Das umfangreiche Korpus bildet ein wichtiges Kapitel der Exilgeschichte, der jüdischen Geschichte und der deutschen Literatur, das erst in neuerer Zeit – mit dem Ableben der Einwanderergenerationen – an sein Ende kommt. Es ist bislang weder erschlossen noch dokumentiert.
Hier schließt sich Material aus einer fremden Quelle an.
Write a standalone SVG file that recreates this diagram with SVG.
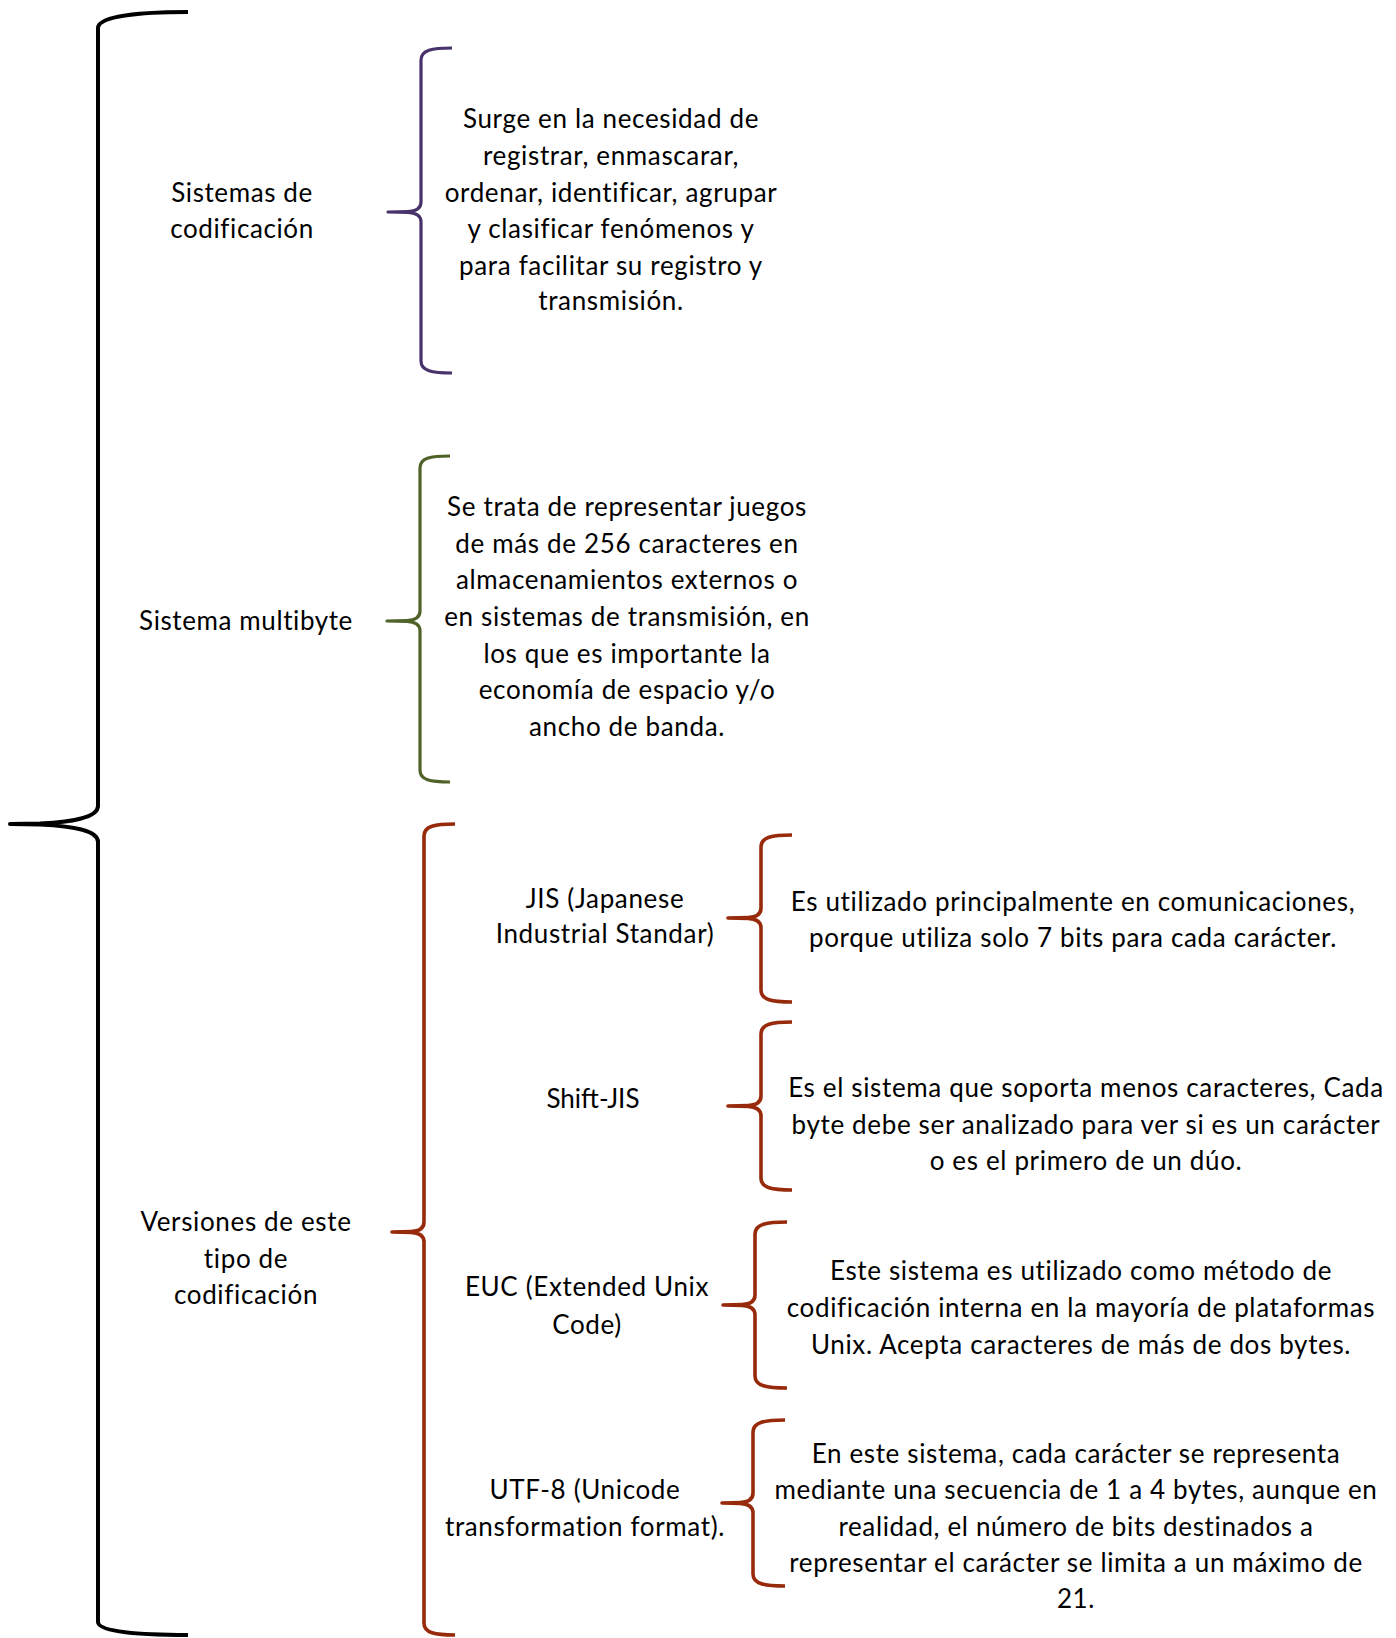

Das Projekt will deshalb jenes Korpus in Form zweier korrelierter Ziele sichern und erschließen: Alle deutschsprachigen Texte von jüdischen Immigranten, die in Palästina/Israel erschienen sind und die den Schluss zulassen, dass sie der Öffentlichkeit zugänglich waren, werden in einer kommentierten Bibliographie erfasst. Zeitgleich wird am Lehrstuhl für Literatur- und Kulturwissenschaft der ETH Zürich eine Sammlung mög-lichst sämtlicher bibliographierter Rara-Publikationen aufgebaut. Davon werden wiederum seltene oder exemplarische Titel digitalisiert, um sie konservatorisch zu sichern und ortsungebunden konsultierbar zu machen.
Auf der Grundlage der Projektergebnisse wird eine (Neu-)Bearbeitung zahlreicher Fragen möglich sein: Welche Rolle spielte das Deutsche in Palästina bis 1933? Wie beeinflusste die Masseneinwanderung die Einstellung zur deutschen Sprache? Was änderte sich 1939 oder nach der Wiederaufnahme diplomatischer Beziehungen zwischen Israel und Deutschland? Wie veränderte sich im Untersuchungszeitraum die Nutzung des Deutschen als Medium von Literatur oder politischer Propaganda und wie die Leserschaft bzw. das Zielpublikum?